Is this actually correct?
What does the concept of a regexp that matches a sequence of
characters that does _not_ contain a certain sequence of characters
actually mean?
Should it match any sequence of characters not identical to the
unwanted one (including the empty string) or should it match only
sequences of the same length?

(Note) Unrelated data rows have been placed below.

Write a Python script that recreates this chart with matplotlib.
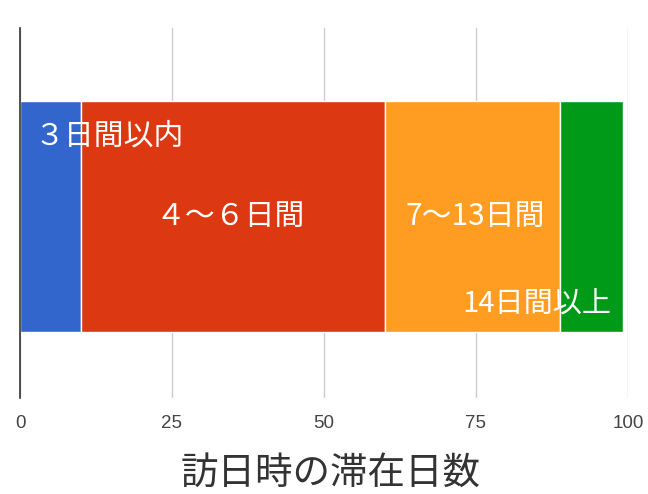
import matplotlib
matplotlib.use("Agg")
import matplotlib.pyplot as plt

plt.rcParams['font.family'] = ['Noto Sans CJK JP', 'DejaVu Sans']

labels = ["３日間以内", "４〜６日間", "7〜13日間", "14日間以上"]
values = [10.0, 50.0, 28.8, 10.4]
colors = ["#3366cc", "#dc3912", "#ff9d22", "#009a18"]
ticks = [0, 25, 50, 75, 100]
title = "訪日時の滞在日数"

fig = plt.figure(figsize=(6.48, 4.94), dpi=100)
ax = fig.add_axes([20/648, 1-398/494, 608/648, 370/494])

left = 0
starts = []
for v, c in zip(values, colors):
    ax.barh(0, v, left=left, height=1.0, color=c, edgecolor="white", linewidth=1, zorder=3)
    starts.append(left)
    left += v

# segment labels (positions as seen in the reference)
ax.text(starts[0] + 2.4, 0.35, labels[0], color="white", fontsize=21.5, va="center", ha="left", zorder=5)
ax.text(starts[1] + 24.6, 0.0, labels[1], color="white", fontsize=21.5, va="center", ha="center", zorder=5)
ax.text(starts[2] + 14.8, 0.0, labels[2], color="white", fontsize=21.5, va="center", ha="center", zorder=5)
ax.text(starts[3] + 8.4, -0.38, labels[3], color="white", fontsize=21, va="center", ha="right", zorder=5)

ax.set_xlim(0, 100)
ax.set_ylim(-0.786, 0.816)
ax.set_yticks([])
ax.set_xticks(ticks)
ax.set_xticklabels([str(t) for t in ticks], color="#444444", fontsize=13.5, family="Liberation Sans")
ax.tick_params(axis="x", length=0, pad=12)
ax.grid(axis="x", color="#cccccc", linewidth=1, zorder=0)
for s in ["top", "right", "bottom"]:
    ax.spines[s].set_visible(False)
ax.spines["left"].set_color("#333333")
ax.spines["left"].set_linewidth(1.2)
ax.spines["left"].set_zorder(4)

fig.text(331/648, 1-473/494, title, ha="center", va="center", fontsize=27, color="#333333")

fig.savefig("out.png", dpi=100)
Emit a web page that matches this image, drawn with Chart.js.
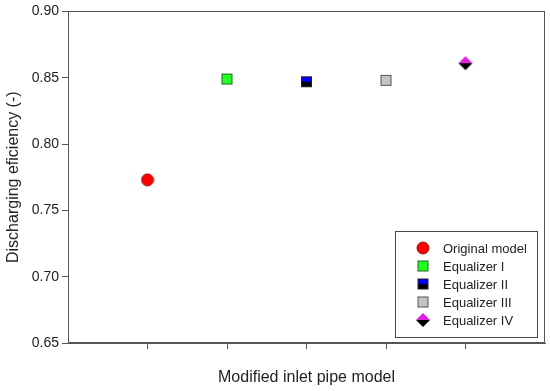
<!DOCTYPE html>
<html>
<head>
<meta charset="utf-8">
<script src="https://cdn.jsdelivr.net/npm/chart.js@4/dist/chart.umd.min.js"></script>
<style>
  html, body { margin: 0; padding: 0; background: #fff; }
</style>
</head>
<body>
<canvas id="chart" width="550" height="391"></canvas>
<script>
'use strict'

var models = ['Original model', 'Equalizer I', 'Equalizer II', 'Equalizer III', 'Equalizer IV'];
var positions = [1, 2, 3, 4, 5];
var efficiency = [0.773, 0.849, 0.847, 0.848, 0.861];
var xMin = 0, xMax = 6;
var yMin = 0.65, yMax = 0.90, yStep = 0.05;

var FONT = "'Liberation Sans', Arial, sans-serif";
var AXIS = '#555';

//------------- marker images ------------- //
function circleImg(r, fill, stroke){
  var c = document.createElement('canvas');
  c.width = c.height = 2 * r + 2;
  var g = c.getContext('2d');
  g.beginPath();
  g.arc(r + 1, r + 1, r, 0, Math.PI * 2);
  g.fillStyle = fill; g.fill();
  g.strokeStyle = stroke; g.lineWidth = 1; g.stroke();
  return c;
}

function squareImg(s, top, bottom, stroke){
  var c = document.createElement('canvas');
  c.width = c.height = s + 2;
  var g = c.getContext('2d');
  g.fillStyle = top; g.fillRect(1, 1, s, s);
  if (bottom){ g.fillStyle = bottom; g.fillRect(1, 1 + s * 0.5, s, s * 0.5); }
  g.strokeStyle = stroke; g.lineWidth = 1; g.strokeRect(1.5, 1.5, s - 1, s - 1);
  return c;
}

function diamondImg(s, top, bottom){
  var c = document.createElement('canvas');
  c.width = c.height = s + 2;
  var g = c.getContext('2d');
  var m = s / 2 + 1;
  g.beginPath(); g.moveTo(1, m); g.lineTo(m, 1); g.lineTo(s + 1, m); g.closePath();
  g.fillStyle = top; g.fill();
  g.beginPath(); g.moveTo(1, m); g.lineTo(m, s + 1); g.lineTo(s + 1, m); g.closePath();
  g.fillStyle = bottom; g.fill();
  return c;
}

var markers = [
  circleImg(6, '#ff0000', '#8a1010'),
  squareImg(11, '#22ff22', null, '#1a6a1a'),
  squareImg(11, '#0000ff', '#000000', '#222'),
  squareImg(11, '#c4c4c4', null, '#555'),
  diamondImg(14, '#e020e0', '#000000')
];

//------------- plugins ------------- //
var framePlugin = {
  id: 'frame',
  afterDraw: function(chart){
    var a = chart.chartArea, g = chart.ctx;
    g.save();
    g.strokeStyle = AXIS; g.lineWidth = 1;
    g.strokeRect(Math.round(a.left) + 0.5, Math.round(a.top) + 0.5,
      Math.round(a.right - a.left) - 1, Math.round(a.bottom - a.top) - 1);
    g.restore();
  }
};

var legendPlugin = {
  id: 'boxLegend',
  afterDraw: function(chart){
    var a = chart.chartArea, g = chart.ctx;
    var w = 142, h = 106;
    var x0 = Math.round(a.right) - 8 - w, y0 = Math.round(a.bottom) - 6 - h;
    g.save();
    g.fillStyle = '#fff';
    g.fillRect(x0, y0, w, h);
    g.strokeStyle = '#444'; g.lineWidth = 1;
    g.strokeRect(x0 + 0.5, y0 + 0.5, w, h);
    g.font = '13px ' + FONT;
    g.fillStyle = '#222';
    g.textBaseline = 'middle';
    chart.data.datasets.forEach(function(ds, i){
      var cy = y0 + 17 + i * 18;
      var img = ds.pointStyle;
      g.drawImage(img, x0 + 28 - img.width / 2, cy - img.height / 2);
      g.fillText(ds.label, x0 + 48, cy + 1);
    });
    g.restore();
  }
};

//------------- chart ------------- //
var datasets = models.map(function(name, i){
  return {
    label: name,
    data: [{ x: positions[i], y: efficiency[i] }],
    pointStyle: markers[i],
    pointRadius: 7,
    showLine: false
  };
});

var chart = new Chart(document.getElementById('chart').getContext('2d'), {
  type: 'scatter',
  data: { datasets: datasets },
  options: {
    responsive: false,
    animation: false,
    layout: { autoPadding: false, padding: { top: 10, right: 5, left: 0, bottom: 0 } },
    plugins: { legend: { display: false }, tooltip: { enabled: false } },
    scales: {
      x: {
        type: 'linear', min: xMin, max: xMax,
        afterFit: function(s){ s.height = 48; },
        ticks: { stepSize: 1, callback: function(){ return ''; } },
        grid: { drawOnChartArea: false, tickLength: 6,
          color: function(c){
            return (c.tick && (c.tick.value === xMin || c.tick.value === xMax)) ? 'rgba(0,0,0,0)' : AXIS;
          } },
        border: { color: AXIS },
        title: { display: true, text: 'Modified inlet pipe model',
          font: { family: FONT, size: 16 }, color: '#222', padding: 4 }
      },
      y: {
        min: yMin, max: yMax,
        afterFit: function(s){ s.width = 68; },
        ticks: { stepSize: yStep, padding: 3, color: '#222',
          font: { family: FONT, size: 14 },
          callback: function(v){ return v.toFixed(2); } },
        grid: { drawOnChartArea: false, tickLength: 6, color: AXIS },
        border: { color: AXIS },
        title: { display: true, text: 'Discharging eficiency (-)',
          font: { family: FONT, size: 16 }, color: '#222', padding: 4 }
      }
    }
  },
  plugins: [framePlugin, legendPlugin]
});
</script>
</body>
</html>
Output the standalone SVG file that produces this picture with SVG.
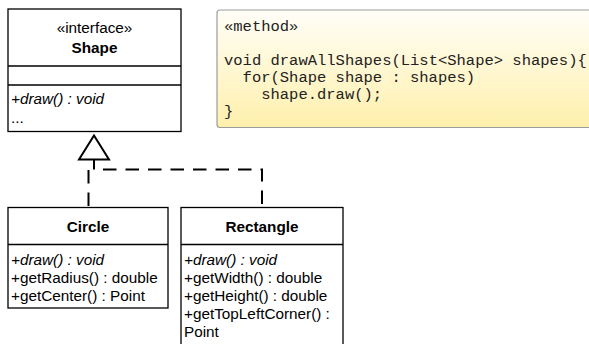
<svg xmlns="http://www.w3.org/2000/svg" width="589" height="344" viewBox="0 0 589 344">
  <defs>
    <linearGradient id="noteGrad" x1="0" y1="0" x2="0" y2="1">
      <stop offset="0" stop-color="#fffef8"/>
      <stop offset="1" stop-color="#fff0ac"/>
    </linearGradient>
    <marker id="realize" markerUnits="userSpaceOnUse" viewBox="0 0 28 34" refX="2" refY="17" markerWidth="28" markerHeight="34" orient="auto-start-reverse">
      <path d="M2,2 L26,17 L2,32 Z" fill="#ffffff" stroke="#000000" stroke-width="2" stroke-dasharray="none"/>
    </marker>
    <style>
      .box { fill: #ffffff; stroke: #000000; stroke-width: 1.3; }
      .div { stroke: #000000; stroke-width: 1.3; fill: none; }
      .uml { font-family: "Liberation Sans", Helvetica, Arial, sans-serif; font-size: 15.3px; fill: #000000; }
      .title { font-weight: bold; text-anchor: middle; }
      .center { text-anchor: middle; }
      .ital { font-style: italic; }
      .code { font-family: "Liberation Mono", "Courier New", monospace; font-size: 15.5px; fill: #222222; }
      .edge { fill: none; stroke: #000000; stroke-width: 2; stroke-dasharray: 13.5 9; }
    </style>
  </defs>

  <rect x="0" y="0" width="589" height="344" fill="#ffffff"/>

  <g id="node-shape">
    <rect class="box" x="8" y="9" width="173" height="122.5"/>
    <line class="div" x1="8" y1="66" x2="181" y2="66"/>
    <line class="div" x1="8" y1="85" x2="181" y2="85"/>
    <text class="uml center" x="94.5" y="33">«interface»</text>
    <text class="uml title" x="94.5" y="53">Shape</text>
    <text class="uml ital" x="11" y="104">+draw() : void</text>
    <text class="uml" x="11" y="123">...</text>
  </g>

  <g id="node-note">
    <rect x="217" y="10" width="400" height="117.5" rx="3" ry="3" fill="url(#noteGrad)" stroke="#9c9c9c" stroke-width="1.2"/>
    <text class="code" x="224" y="31">«method»</text>
    <text class="code" x="224" y="65">void drawAllShapes(List&lt;Shape&gt; shapes){</text>
    <text class="code" x="242.6" y="82">for(Shape shape : shapes)</text>
    <text class="code" x="261.2" y="99">shape.draw();</text>
    <text class="code" x="224" y="116">}</text>
  </g>

  <g id="node-circle">
    <rect class="box" x="8" y="207.5" width="160" height="100.5"/>
    <line class="div" x1="8" y1="244.5" x2="168" y2="244.5"/>
    <text class="uml title" x="88" y="232">Circle</text>
    <text class="uml ital" x="11" y="265">+draw() : void</text>
    <text class="uml" x="11" y="283">+getRadius() : double</text>
    <text class="uml" x="11" y="301">+getCenter() : Point</text>
  </g>

  <g id="node-rectangle">
    <rect class="box" x="181" y="207.5" width="162" height="150"/>
    <line class="div" x1="181" y1="244.5" x2="343" y2="244.5"/>
    <text class="uml title" x="262" y="232">Rectangle</text>
    <text class="uml ital" x="184" y="265">+draw() : void</text>
    <text class="uml" x="184" y="283">+getWidth() : double</text>
    <text class="uml" x="184" y="301">+getHeight() : double</text>
    <text class="uml" x="184" y="319">+getTopLeftCorner() :</text>
    <text class="uml" x="184" y="337">Point</text>
  </g>

  <g id="connectors">
    <path class="edge" d="M94,159.5 V169.5 H262 V207.5" stroke-dashoffset="3.5" marker-start="url(#realize)"/>
    <path class="edge" d="M88.5,170 V207.5"/>
  </g>
</svg>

Or any non-empty sequence of characters
not identical with the unwanted one?
With my patch:
(string-match (rx (and line-start
"The "
(not "top")
" lirum larum"))
"The top lirum larum")
==> nil
(string-match (rx (and line-start
"The "
(not "top")
" lirum larum"))
"The to lirum larum")
==> 0
(string-match (rx (and line-start
"The "
(not "top")
" lirum larum"))
"The lirum larum")
==> nil
Is this good or bad?
Oliver (puzzled)
cd ~/akt/lisp/
diff -u "c:/Programme/emacs/lisp/emacs-lisp/rx.el" "d:/egoge/akt/lisp/rx.el"
--- c:/Programme/emacs/lisp/emacs-lisp/rx.el 2003-08-29 19:21:19.000000000
+0200
+++ d:/egoge/akt/lisp/rx.el 2003-08-29 20:14:58.000000000 +0200
@@ -344,27 +344,44 @@
(defun rx-not (form)
"Parse and produce code from FORM. FORM is `(not ...)'."
(rx-check form)
- (let ((result (rx-to-string (cadr form) 'no-group)))
- (cond ((string-match "\\`\\[^" result)
- (if (= (length result) 4)
- (substring result 2 3)
- (concat "[" (substring result 2))))
- ((string-match "\\`\\[" result)
- (concat "[^" (substring result 1)))
- ((string-match "\\`\\\\s." result)
- (concat "\\S" (substring result 2)))
- ((string-match "\\`\\\\S." result)
- (concat "\\s" (substring result 2)))
- ((string-match "\\`\\\\c." result)
- (concat "\\C" (substring result 2)))
- ((string-match "\\`\\\\C." result)
- (concat "\\c" (substring result 2)))
- ((string-match "\\`\\\\B" result)
- (concat "\\b" (substring result 2)))
- ((string-match "\\`\\\\b" result)
- (concat "\\B" (substring result 2)))
- (t
- (concat "[^" result "]")))))
+ (if (stringp (cadr form))
+ (rx-reverse-string (cadr form))
+ (let ((result (rx-to-string (cadr form) 'no-group)))
+ (cond ((string-match "\\`\\[^" result)
+ (if (= (length result) 4)
+ (substring result 2 3)
+ (concat "[" (substring result 2))))
+ ((string-match "\\`\\[" result)
+ (concat "[^" (substring result 1)))
+ ((string-match "\\`\\\\s." result)
+ (concat "\\S" (substring result 2)))
+ ((string-match "\\`\\\\S." result)
+ (concat "\\s" (substring result 2)))
+ ((string-match "\\`\\\\c." result)
+ (concat "\\C" (substring result 2)))
+ ((string-match "\\`\\\\C." result)
+ (concat "\\c" (substring result 2)))
+ ((string-match "\\`\\\\B" result)
+ (concat "\\b" (substring result 2)))
+ ((string-match "\\`\\\\b" result)
+ (concat "\\B" (substring result 2)))
+ (t
+ (concat "[^" result "]"))))))
+
+;; [^t]\|t[^o]\|to[^p]
+;; [^t]?\
+
+(defun rx-reverse-string (string)
+ (let ((list nil))
+ (dotimes (i (length string))
+ (push (rx-reverse-string-1 i string) list))
+ (concat "\\(?:"
+ (mapconcat 'identity (nreverse list) "\\|")
+ "\\)")))
+
+(defun rx-reverse-string-1 (n string)
+ (concat (substring string 0 n)
+ "[^" (string (aref string n)) "]*"))
(defun rx-repeat (form)
Diff finished at Fri Aug 29 20:19:48
--
12 Fructidor an 211 de la Révolution
Liberté, Egalité, Fraternité!